This post summarizes my work in LASA’s Computer Science Independent Study class.
TL;DR: I wrote a quizbowl database, among other small projects.
A majority of my time was spent working on a Quiz Bowl database for LASA. Despite our recent success, LASA has a relatively new quiz bowl team. A group of students approached Mr. Flowers about forming a team after reading Ken Jennings’ Brainiac, and the rest is history. Many other top quiz bowl programs like Dorman High School or the Thomas Jefferson High School for Science and Technology have programs that started in the nineties. Many of them have cultivated large, private databases of questions to use for practice and to study. I decided it’s time to bring LASA in line with the established programs and develop a solid database that could be used for years to come. ###The Problem
The goal was to build a general-purpose quiz bowl website. We didn’t strictly lay out requirements beforehand, but we wanted a large, searchable repository of questions that were tagged by subject area. There were two primary use cases: exploring new topics and learning about specific answers.
Freed and I started devloping this site our junior year. We came up with a decent interface, but we lacked questions. All of the questions in “JagDB v1” were ripped from Protobowl’s repository. This meant that the database only had tossups, and most questions were from pre-2012 high school questions. The most useful questions are modern collegiate questions, so this wouldn’t do.
Over the summer, Dr. Jerry Vinokurov, a quiz bowl player asked for help on a database online. Freed and I emailed him soon, and he gave us access to his repository. He was primarily asking for help on the frontend of the site. We ended up changing almost all aspects of the site. Backbone.js was replaced with Angular.js. MongoDB was replaced by PostgreSQL. Handlebars.js was replaced with Jade templates. Every time we swapped out a component, it required a large rewrite of the codebase, but it was worth it for developer ease-of-use.
While Dr. Vinokurov was unable to contribute during the year because of a packed quiz bowl schedule, the question parse he had thrown together was a godsend for us. Our shot at a parser converted all of the .doc, .pdf, and .rtf quiz bowl questions are normally distributed as into plaintext and then parsed the plaintext based on line breaks. Dr. Vinokurov’s parser converted all of these files to HTML, and then used the BeautifulSoup library to parse the questions. This had the added benefit of preserving text formatting like bolding and italics, but converting similar files to HTML could produce wildly different HTML outputs. Thus, this parser was only practical for .doc files formatted a particular way.

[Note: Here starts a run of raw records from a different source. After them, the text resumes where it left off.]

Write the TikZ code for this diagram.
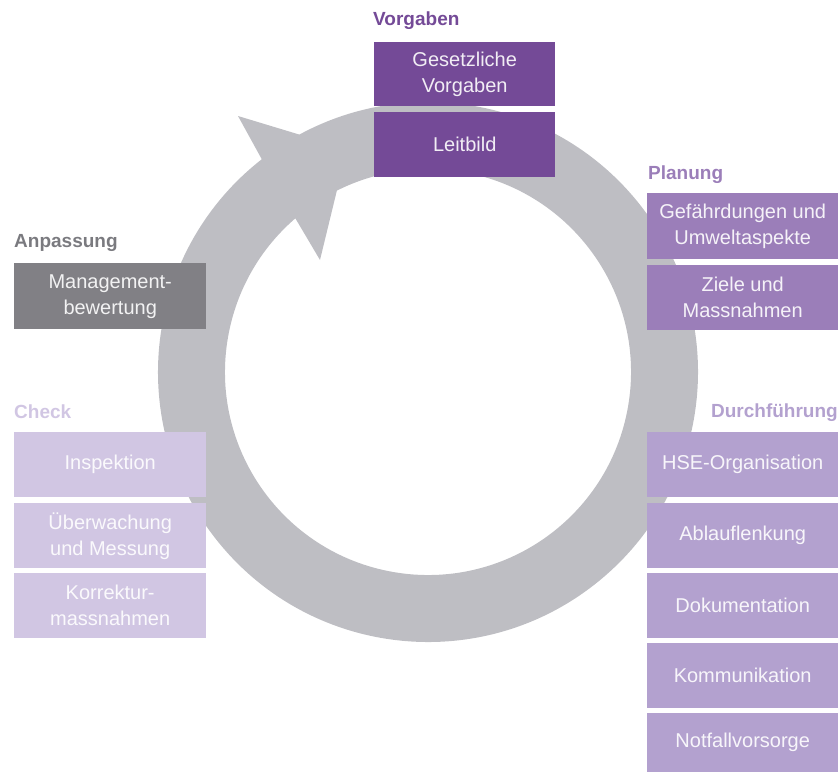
\documentclass[tikz,border=0pt]{standalone}
\usepackage{fontspec}
\setmainfont{Liberation Sans}
\definecolor{ringgray}{RGB}{190,190,195}
\definecolor{vorg}{RGB}{116,74,151}
\definecolor{plan}{RGB}{155,126,185}
\definecolor{durch}{RGB}{179,161,207}
\definecolor{chk}{RGB}{209,198,227}
\definecolor{anp}{RGB}{129,128,133}
\definecolor{anptitle}{RGB}{122,122,127}
\begin{document}
\begin{tikzpicture}[x=1pt,y=1pt,
  box/.style={rectangle, inner sep=0pt, align=center, text=white, text opacity=0.9,
    font=\fontsize{20}{26}\selectfont, anchor=north west},
  vbox/.style={box, fill=vorg, minimum width=181},
  pbox/.style={box, fill=plan, minimum width=191},
  dbox/.style={box, fill=durch, minimum width=191},
  cbox/.style={box, fill=chk, minimum width=192},
  abox/.style={box, fill=anp, minimum width=192},
  title/.style={inner sep=0pt, font=\bfseries\fontsize{19}{22}\selectfont}]
\useasboundingbox (0,0) rectangle (838,-774);
\coordinate (c) at (428,-372);
% ring arrow
\fill[ringgray] ([shift={(128:270)}]c) arc[start angle=128, end angle=-280, radius=270]
  -- ([shift={(80:203)}]c) arc[start angle=-280, end angle=130.8, radius=203]
  -- (320,-260) -- (347,-149) -- (238,-116) -- cycle;
% Vorgaben
\node[title, text=vorg, anchor=base west] (tv) at (373,-25) {Vorgaben};
\node[vbox, minimum height=64] (v1) at (374,-42) {Gesetzliche\\Vorgaben};
\node[vbox, minimum height=65] (v2) at (374,-112) {Leitbild};
% Planung
\node[title, text=plan, anchor=base west] (tp) at (648,-179) {Planung};
\node[pbox, minimum height=66] (p1) at (647,-193) {Gefährdungen und\\Umweltaspekte};
\node[pbox, minimum height=65] (p2) at (647,-265) {Ziele und\\Massnahmen};
% Anpassung
\node[title, text=anptitle, anchor=base west] (ta) at (14,-247) {Anpassung};
\node[abox, minimum height=66] (a1) at (14,-263) {Management-\\bewertung};
% Check
\node[title, text=chk, anchor=base west] (tc) at (14,-418) {Check};
\node[cbox, minimum height=65] (c1) at (14,-432) {Inspektion};
\node[cbox, minimum height=65] (c2) at (14,-503) {Überwachung\\und Messung};
\node[cbox, minimum height=65] (c3) at (14,-573) {Korrektur-\\massnahmen};
% Durchfuehrung
\node[title, text=durch, anchor=base east] (td) at (838,-417) {Durchführung};
\node[dbox, minimum height=65] (d1) at (647,-432) {HSE-Organisation};
\node[dbox, minimum height=65] (d2) at (647,-503) {Ablauflenkung};
\node[dbox, minimum height=65] (d3) at (647,-573) {Dokumentation};
\node[dbox, minimum height=65] (d4) at (647,-643) {Kommunikation};
\node[dbox, minimum height=59] (d5) at (647,-713) {Notfallvorsorge};
\end{tikzpicture}
\end{document}
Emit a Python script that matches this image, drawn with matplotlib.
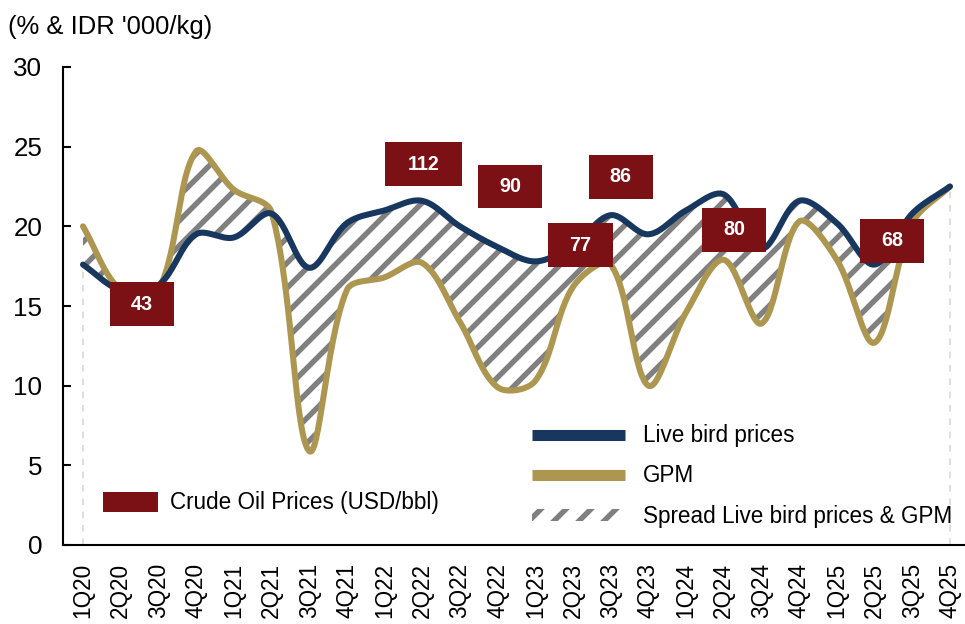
import numpy as np
import matplotlib
matplotlib.use("Agg")
import matplotlib.pyplot as plt
from matplotlib.patches import Rectangle, Patch
from matplotlib.lines import Line2D

plt.rcParams["font.family"] = ["Liberation Sans", "DejaVu Sans"]
plt.rcParams["hatch.linewidth"] = 2.6

# Chart data
quarters = ["1Q20", "2Q20", "3Q20", "4Q20", "1Q21", "2Q21", "3Q21", "4Q21",
            "1Q22", "2Q22", "3Q22", "4Q22", "1Q23", "2Q23", "3Q23", "4Q23",
            "1Q24", "2Q24", "3Q24", "4Q24", "1Q25", "2Q25", "3Q25", "4Q25"]
live_bird = [17.6, 16.0, 16.3, 19.5, 19.3, 20.8, 17.4, 20.2, 21.0, 21.6, 20.0, 18.7,
             17.8, 18.8, 20.7, 19.5, 21.0, 22.0, 18.6, 21.6, 20.2, 17.6, 20.8, 22.5]
gpm = [20.0, 16.0, 16.0, 24.7, 22.3, 20.9, 5.9, 16.0, 16.8, 17.7, 14.0, 9.9,
       10.3, 16.2, 17.6, 10.0, 14.6, 17.9, 13.9, 20.3, 17.9, 12.7, 20.2, 22.5]

# Crude oil price call-outs (USD/bbl) and where their boxes sit
oil_labels = ["43", "112", "90", "77", "86", "80", "68"]
oil_x = [1.56, 9.04, 11.33, 13.2, 14.27, 17.27, 21.46]
oil_y = [15.1, 23.9, 22.5, 18.8, 23.1, 19.8, 19.1]

NAVY = "#17375E"
GOLD = "#AD9750"
OIL_RED = "#7B1114"
HATCH_GREY = "#808080"

# pixel size of one x step / one y unit, used so smoothing works in screen space
PX_X, PX_Y = 37.7, 15.93


def smooth(values, steps=30):
    # Excel-like smoothed line: Bezier segments, tangents weighted by chord length
    pts = np.column_stack([np.arange(len(values)) * PX_X,
                           np.asarray(values, float) * PX_Y])
    n = len(pts)
    out = []
    for i in range(n - 1):
        p1, p2 = pts[i], pts[i + 1]
        l12 = np.hypot(*(p2 - p1))
        if i > 0:
            p0 = pts[i - 1]
            l01 = np.hypot(*(p1 - p0))
            c1 = p1 + (p2 - p0) * l12 / (l01 + l12) / 3
        else:
            c1 = p1 + (p2 - p1) / 3
        if i + 2 < n:
            p3 = pts[i + 2]
            l23 = np.hypot(*(p3 - p2))
            c2 = p2 - (p3 - p1) * l12 / (l12 + l23) / 3
        else:
            c2 = p2 - (p2 - p1) / 3
        t = np.linspace(0, 1, steps, endpoint=(i == n - 2))[:, None]
        seg = ((1 - t) ** 3 * p1 + 3 * (1 - t) ** 2 * t * c1
               + 3 * (1 - t) * t ** 2 * c2 + t ** 3 * p2)
        out.append(seg)
    out = np.vstack(out)
    return out[:, 0] / PX_X, out[:, 1] / PX_Y


W, H = 965, 624
fig = plt.figure(figsize=(W / 150, H / 150), dpi=150)
ax = fig.add_axes([63 / W, (H - 545) / H, (W - 63) / W, (545 - 67) / H])

xs_l, live_s = smooth(live_bird)
xs_g, gpm_s = smooth(gpm)
xs = np.linspace(0, len(quarters) - 1, 1200)
live_i = np.interp(xs, xs_l, live_s)
gpm_i = np.interp(xs, xs_g, gpm_s)

ax.fill_between(xs, live_i, gpm_i, facecolor="white", edgecolor=HATCH_GREY,
                hatch="//", linewidth=0, zorder=1)
ax.vlines([0, len(quarters) - 1], 0,
          [min(live_bird[0], gpm[0]), min(live_bird[-1], gpm[-1])],
          colors="#D9D9D9", linestyles=(0, (4, 4)), linewidth=0.8, zorder=0)
ax.plot(xs_g, gpm_s, color=GOLD, lw=2.9, zorder=2, solid_capstyle="round")
ax.plot(xs_l, live_s, color=NAVY, lw=2.9, zorder=3, solid_capstyle="round")

for lab, x, y in zip(oil_labels, oil_x, oil_y):
    w = 1.02 + 0.34 * len(lab)
    h = 2.76
    ax.add_patch(Rectangle((x - w / 2, y - h / 2), w, h, facecolor=OIL_RED,
                           edgecolor="none", zorder=4))
    ax.text(x, y, lab, color="white", fontweight="bold", fontsize=9.5,
            ha="center", va="center", zorder=5)

ax.set_xlim(-0.53, 23.4)
ax.set_ylim(0, 30)
ax.set_yticks(range(0, 31, 5))
ax.set_xticks(range(len(quarters)))
ax.set_xticklabels(quarters, rotation=90)
ax.tick_params(axis="y", direction="in", length=3.8, width=1, pad=10, labelsize=12.5)
ax.tick_params(axis="x", length=0, pad=8.6, labelsize=10.8)
for side in ["top", "right"]:
    ax.spines[side].set_visible(False)
for side in ["left", "bottom"]:
    ax.spines[side].set_linewidth(1.0)
    ax.spines[side].set_color("black")

leg1 = ax.legend(handles=[Patch(facecolor=OIL_RED, edgecolor="none")],
                 labels=["Crude Oil Prices (USD/bbl)"], loc="center left",
                 bbox_to_anchor=(103 / W, 1 - 503 / H), bbox_transform=fig.transFigure,
                 frameon=False, fontsize=10.8, handlelength=2.44, handleheight=0.96,
                 handletextpad=0.52, borderpad=0, borderaxespad=0)
ax.add_artist(leg1)

handles = [Line2D([], [], color=NAVY, lw=5.3, solid_capstyle="butt"),
           Line2D([], [], color=GOLD, lw=5.3, solid_capstyle="butt"),
           Patch(facecolor="white", edgecolor=HATCH_GREY, hatch="//", linewidth=0)]
ax.legend(handles=handles,
          labels=["Live bird prices", "GPM", "Spread Live bird prices & GPM"],
          loc="center left", bbox_to_anchor=(532 / W, 1 - 476 / H),
          bbox_transform=fig.transFigure, frameon=False, fontsize=10.8,
          handlelength=4.15, handleheight=0.45, handletextpad=0.79,
          labelspacing=0.78, borderpad=0, borderaxespad=0)

fig.text(8 / W, 1 - 27 / H, "(% & IDR '000/kg)", fontsize=12.3, ha="left", va="center")

fig.savefig("out.png", dpi=150)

One of the improvements of this database over our attempt from last year was a more detailed categorization system. We were planning on writing a Naive Bayes classifier to determine what a question was, but we never got to it (more on that later). In preparation for the classifier, we got our quiz bowl team (around 15 students and 1 bearded history teacher) to classify over 15,000 questions! I generated splits (documents which contain all questions of a specific category) for each category and distributed them to the team. I think they definitely helped our B team patch up some of their last-minute weaknesses.
Unfortunately, both Freed and I stopped development soon after spring break. There’s a number of reasons for this: school was picking up, we had to study for Texas Invitational, state, and then nationals, and then other competitions like HSCTF stole my attention. The difficult parts of building this system are in classification and parsing. Classification isn’t hard, it just needs to be written. Before classification can happen, we need a large bank of parsed questions. Parsing questions is one of the most infuriating challenges in the world. Almost every tournament we’ve looked at has inconsistencies in their formatting from packet-to-packet, some worse than others (I’m looking at you, 2013 ACF Regionals). Parsing isn’t an interesting computational complexity challenge, it’s boring grunt-work, where most edge-cases have to either be hard-coded in or fixed by hand. Neither appealed to me, so I stopped development.
I’ve worked on many other projects over the past year. I’ve competed in innumerable algorithm competions offered by TopCoder, CodeForces, and USACO, I’ve become more comfortable in Haskell and Clojure, and I worked with Sam on the software for Frank’s bass canon. This summer, I’ll be working at Indeed again, so I’ll spend my remaining time brushing up on Java eccentricities and try building something cool.